I wonder how many of us, off the top of our heads, can think of that one person in our lives who despite all their valiant efforts, gets shit on more than the #1 star in scat porn. Sometimes, no matter how good of a person they are, life continuously deals them hands where they are treated in a way that isn’t at all reflective of the morality of their character. I have to say that no matter what biases someone may think I have in regards to my partner, I have never met anyone more than John Schell who gets chewed up and spit out on the regular like an undigestible piece of grizzled meat. Yet, he is still one of the best people that I personally know. The fact that no matter how cruel the world has been and how absolutely hateful people have behaved towards him, he is still a good and genuine person, and that right there is one of the things I admire most about him. I know for a fact that if I had endured even half of the things he has went through, I’d be a cold and bitter individual representing merely the shell of a person. Now I’m just trying to represent the Schell. Ha, get it? I’ll see myself out.
Sure, we have all been through some type of heartbreak in one way or another. In fact, it is one of the most universally relatable emotions that there is. But the type of heartbreak he has went through would make me never want to love again. And yet, here I am, on the cusp of preparing to devote the rest of my life to the person who has given me their whole heart and entirety of their soul. I hope that the love I convey is equally as selfless and unconditional as the kind he shows me, but this is a competition where all are declared winner in the end. I can’t imagine having been burned so harshly by love that my heart would wear the weathered scars of something akin to a roasted marshmallow, but it turns out that time heals all wounds. When you finally find that one person, you will gain a greater understanding of every previous relationship failure before then. It makes everything worth it in the long run, and eternally grateful that you didn’t give up when the going got tough a long time ago. There are so many ups and downs that simply come along with living life, and all of the negativity previously endured make all the highs that much sweeter to behold.
I don’t know how he did it. If I was talked about so bitterly and with such hatred by people I once broke bread with, I’d be utterly heartbroken, depressed, and full of animosity and bitterness. But he continuously powers through, and unless you knew the internal workings of his mind, you’d never be the wiser of the mental turmoil and anguish he faces on a daily basis. John had to be made of much stronger grit than the average, everyday man, but then again, I could never commit myself to an average everyday person. No matter the pain that gets thrown in his face, that man bosses the fuck up and still gets after it. So anyone who thinks that an alpha male is someone who just swaggers around and loudly proclaiming their prowess, has no idea. A true alpha steps up and shoulders the responsibility of a family and the duties it takes to be successful for their loved ones and for themselves as well.

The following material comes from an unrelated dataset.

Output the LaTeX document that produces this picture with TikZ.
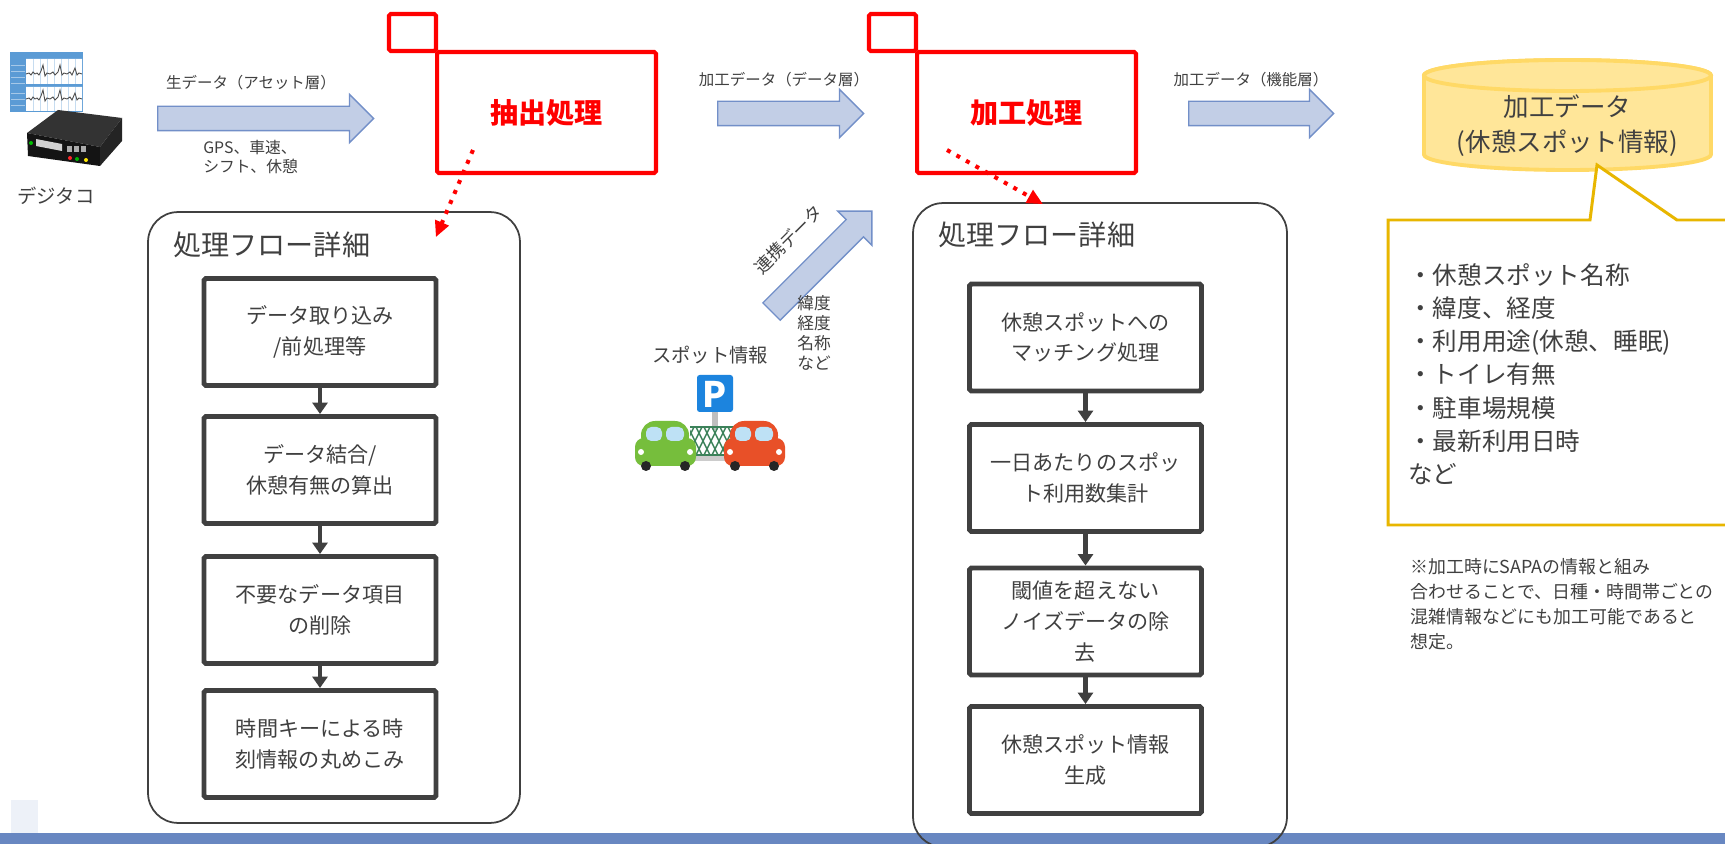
\documentclass[tikz,border=0pt]{standalone}
\usepackage{fontspec}
\setmainfont{Noto Sans CJK JP}
\usetikzlibrary{arrows.meta,shapes.arrows}
\definecolor{ink}{RGB}{64,64,64}
\definecolor{procred}{RGB}{255,0,0}
\definecolor{arrowfill}{RGB}{194,206,230}
\definecolor{arrowline}{RGB}{114,143,200}
\definecolor{dbfill}{RGB}{255,230,153}
\definecolor{dbline}{RGB}{255,217,102}
\definecolor{noteline}{RGB}{232,182,0}
\definecolor{barblue}{RGB}{104,135,193}
\definecolor{chartblue}{RGB}{91,155,213}
\definecolor{pblue}{RGB}{28,132,222}
\definecolor{cargreen}{RGB}{118,190,60}
\definecolor{carred}{RGB}{232,80,40}
\definecolor{glass}{RGB}{190,225,245}
\definecolor{fencegreen}{RGB}{60,130,90}

\begin{document}
\begin{tikzpicture}[x=0.02cm, y=-0.02cm,
    stepbox/.style={draw=ink, line width=2.8pt, rounded corners=1pt, minimum width=4.64cm, minimum height=2.14cm, align=center, text=ink, font=\fontsize{12}{17.5}\selectfont},
    panel/.style={draw=ink, line width=1pt, rounded corners=0.6cm},
    flow/.style={draw=ink, line width=2.3pt, -{Triangle[length=6.5pt,width=8.5pt]}},
    procbox/.style={draw=procred, line width=2.3pt, rounded corners=1pt, text=procred, font=\fontsize{16}{16}\selectfont\bfseries},
    hint/.style={draw=procred, line width=2.3pt, dash pattern=on 2.3pt off 3.9pt, -{Triangle[length=9pt,width=8pt]}},
    bigarrow/.style={single arrow, draw=arrowline, fill=arrowfill, line width=0.8pt, inner xsep=0pt, inner ysep=0.23cm, single arrow head extend=0.24cm, anchor=tail},
    lbl/.style={text=ink, inner sep=0pt, font=\fontsize{8.8}{11}\selectfont},
    title/.style={text=ink, inner sep=0pt, anchor=west, font=\fontsize{16}{16}\selectfont}]
  \clip (0,0) rectangle (1725,844); \fill[white] (0,0) rectangle (1725,844);
  \fill[barblue] (0,833) rectangle (1725,844); \fill[barblue!12] (11,800) rectangle (38,833);

  \fill[chartblue] (10,52) rectangle (83,112);
  \fill[white] (26,59) rectangle (82,84) (26,87) rectangle (82,111);
  \foreach \x in {33,40,...,80} \draw[chartblue!35, line width=0.3pt] (\x,59) -- (\x,84) (\x,87) -- (\x,111);
  \foreach \y in {65,71,77,83,93,99,105} \draw[chartblue!55!white, line width=0.4pt] (11,\y) -- (25,\y);
  \foreach \b in {74,99} \draw[gray!60!black, line width=0.5pt] plot coordinates {(26,\b) (29,\b-1) (31,\b+1) (33,\b-2) (35,\b) (37,\b-1) (39,\b+1) (41,\b-3) (43,\b-9) (45,\b+2) (47,\b-1) (50,\b) (53,\b-2) (55,\b+1) (58,\b-2) (60,\b-9) (62,\b+1) (64,\b-1) (67,\b) (70,\b-2) (72,\b+1) (75,\b-6) (77,\b+1) (79,\b-1) (82,\b)};
  \fill[black!80] (27,133) -- (58,110) -- (122,118) -- (100,147) -- cycle;
  \fill[black!92] (27,133) -- (100,147) -- (100,166) -- (28,156) -- cycle;
  \fill[black!86] (100,147) -- (122,118) -- (122,141) -- (100,166) -- cycle;
  \fill[gray!35] (36,139) -- (62,144) -- (62,151) -- (36,146) -- cycle;
  \foreach \x in {67,74,81} \fill[gray!65] (\x,146) rectangle ++(5,6);
  \fill[red!85] (70,158) circle[radius=2]; \fill[green!70!black] (77,159) circle[radius=2]; \fill[yellow!90!orange] (86,160) circle[radius=2];
  \fill[green!75!black] (31,143) circle[radius=2];
  \node[text=ink, font=\fontsize{11}{11}\selectfont] (dtc) at (56,196) {デジタコ};

  \node[bigarrow, minimum height=4.32cm] (a1) at (157,118.5) {};
  \node[lbl] (l1) at (251,83) {生データ（アセット層）};
  \node[lbl, anchor=west, align=left, font=\fontsize{9}{11.3}\selectfont] (d1) at (203,157) {GPS、車速、\\シフト、休憩};
  \node[procbox, minimum width=0.94cm, minimum height=0.74cm] (extag) at (412.5,32.5) {};
  \node[procbox, minimum width=4.38cm, minimum height=2.42cm] (ext) at (546.5,112.5) {抽出処理};
  \node[bigarrow, minimum height=2.92cm] (a2) at (717,113.5) {};
  \node[lbl] (l2) at (784,80) {加工データ（データ層）};
  \node[procbox, minimum width=0.94cm, minimum height=0.74cm] (prctag) at (892.5,32.5) {};
  \node[procbox, minimum width=4.38cm, minimum height=2.42cm] (prc) at (1026.5,112.5) {加工処理};
  \node[bigarrow, minimum height=2.9cm] (a3) at (1188,113.5) {};
  \node[lbl] (l3) at (1251,80) {加工データ（機能層）};

  \node[panel, minimum width=7.44cm, minimum height=12.22cm] (flow1) at (334,517.5) {};
  \node[title] (t1) at (173,245) {処理フロー詳細};
  \node[stepbox] (e1) at (320,332) {データ取り込み\\/前処理等};
  \node[stepbox] (e2) at (320,470) {データ結合/\\休憩有無の算出};
  \node[stepbox] (e3) at (320,610) {不要なデータ項目\\の削除};
  \node[stepbox] (e4) at (320,744) {時間キーによる時\\刻情報の丸めこみ};
  \draw[flow] (e1) -- (e2); \draw[flow] (e2) -- (e3); \draw[flow] (e3) -- (e4);

  \node[panel, minimum width=7.48cm, minimum height=12.88cm] (flow2) at (1100,525) {};
  \node[title] (t2) at (938,235) {処理フロー詳細};
  \node[stepbox] (p1) at (1085.5,337.5) {休憩スポットへの\\マッチング処理};
  \node[stepbox] (p2) at (1085.5,478) {一日あたりのスポッ\\ト利用数集計};
  \node[stepbox] (p3) at (1085.5,621.5) {閾値を超えない\\ノイズデータの除\\去};
  \node[stepbox] (p4) at (1085.5,760) {休憩スポット情報\\生成};
  \draw[flow] (p1) -- (p2); \draw[flow] (p2) -- (p3); \draw[flow] (p3) -- (p4);

  \draw[hint] ([shift={(-73.5,37.5)}]ext.center) -- ([shift={(-85,26)}]flow1.north east);
  \draw[hint] ([shift={(-79.5,37.5)}]prc.center) -- ([shift={(-57,2)}]flow2.north);

  \node[bigarrow, minimum height=2.84cm, rotate=45] (a4) at (771,312) {};
  \node[text=ink, rotate=45, inner sep=0pt, font=\fontsize{10}{10}\selectfont] (lnk) at (788.5,239.5) {連携データ};
  \node[lbl, anchor=west, align=left, font=\fontsize{9.5}{11.3}\selectfont] (attr) at (797,333) {緯度\\経度\\名称\\など};
  \node[text=ink, inner sep=0pt, font=\fontsize{11}{11}\selectfont] (spot) at (710,355) {スポット情報};
  \fill[gray!50] (712,410) rectangle (718,430);
  \begin{scope}
    \clip (690,427) rectangle (740,455);
    \foreach \x in {680,688,...,740} \draw[fencegreen, line width=0.8pt] (\x,427) -- (\x+14,455) (\x+14,427) -- (\x,455);
  \end{scope}
  \draw[fencegreen, line width=0.8pt] (690,427) -- (740,427) (690,455) -- (740,455);
  \fill[gray!40] (690,456) rectangle (740,461);
  \fill[pblue, rounded corners=1.5pt] (697,375) rectangle (733,412);
  \node[text=white, inner sep=0pt, font=\fontsize{20}{20}\selectfont\bfseries] (psign) at (715,394) {P};
  \foreach \cx/\col in {633/cargreen,722/carred} {
    \fill[\col, rounded corners=5pt] (\cx+2,438) rectangle (\cx+63,466);
    \fill[\col, rounded corners=8pt] (\cx+8,421) rectangle (\cx+56,450);
    \fill[glass, rounded corners=3pt] (\cx+13,427) rectangle (\cx+29,441) (\cx+33,427) rectangle (\cx+51,441);
    \fill[black!85] (\cx+13,466) circle[radius=5] (\cx+52,466) circle[radius=5];
    \fill[white] (\cx+8,452) circle[radius=3] (\cx+57,452) circle[radius=3];
  }

  \filldraw[draw=dbline, fill=dbfill, line width=2.2pt] (1424,75.5) -- (1424,154.5) arc[start angle=180, end angle=360, x radius=2.87cm, y radius=0.31cm] -- (1711,75.5) arc[start angle=0, end angle=180, x radius=2.87cm, y radius=0.31cm] -- cycle;
  \filldraw[draw=dbline, fill=dbfill, line width=2.2pt] (1567.5,75.5) ellipse[x radius=2.87cm, y radius=0.31cm];
  \node[text=ink, align=center, font=\fontsize{14.5}{19.8}\selectfont] (db) at (1567.5,125.5) {加工データ\\(休憩スポット情報)};
  \draw[noteline, line width=1.7pt, fill=white, line join=miter] (1388,220) -- (1590,220) -- (1597,165) -- (1677,220) -- (1740,220) -- (1740,525) -- (1388,525) -- cycle;
  \node[text=ink, anchor=west, align=left, inner sep=0pt, font=\fontsize{14}{18.9}\selectfont] (spec) at (1408,374) {・休憩スポット名称\\・緯度、経度\\・利用用途(休憩、睡眠)\\・トイレ有無\\・駐車場規模\\・最新利用日時\\など};
  \node[text=ink, anchor=west, align=left, inner sep=0pt, font=\fontsize{10.2}{14.2}\selectfont] (memo) at (1410,604.5) {※加工時にSAPAの情報と組み\\合わせることで、日種・時間帯ごとの\\混雑情報などにも加工可能であると\\想定。};
\end{tikzpicture}
\end{document}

It’s no wonder someone of his caliber has reached the success and accolades that he has. It takes a remarkable man too build an empire after being dragged through the mud and with every obstacle thrown in his path. Those are the type of people that truly make a difference in the world. They are put on this earth to impact the lives of others and those are the exact people who’s names will be brought up in revered and respected conversational context long after they are gone. I can’t believe my good fortune of being able to call this person my life partner, and I feel almost undeserving of all the great joys he has brought me. It’s no wonder why I tend to have little sympathy for the minor grievances millennials and Karen’s like to piss and moan about. Because the true go-getters of the world refuse to let any excuse hold them back. Good things don’t always come to those who wait. Good things come to the John Schell’s of the world who get after it despite their circumstances. It’s easy to make excuses. It’s harder to overcome hurdles. John has soared over those hurdles without looking back.
So, to the man who life has taken so much from, but still has given me so much as well, I salute you from the bottom of my heart. The love, admiration, and respect I have for you grows day by day. If there were more people in the world like John, there is not a doubt in my mind that it would be a better place. I am awed by his generosity and absolute resilient determination to make a plan, set it in motion, and then accomplish his goals. Anything he has ever dreamed of doing, he has been able to accomplish through his tenacity and ambition and refusal to be buried by all the dirt that’s ever been thrown on him. People love to talk about those doing big things with their life, because they are bored with the lack of positivity happening to them brought on by sheer laziness and fear of failure. John embraces the possibility of failure and pursues his goals regardlessly and lives life without fear, and that is one of the biggest reasons he keeps winning. So whenever I’m feeling low, demoralized, bitter, angry, or scared, I think to myself, “What would John do?” And then I try to be more like him. Because even if a fraction of him rubs off on me (do with this what you will), I will achieve more than I could ever imagine.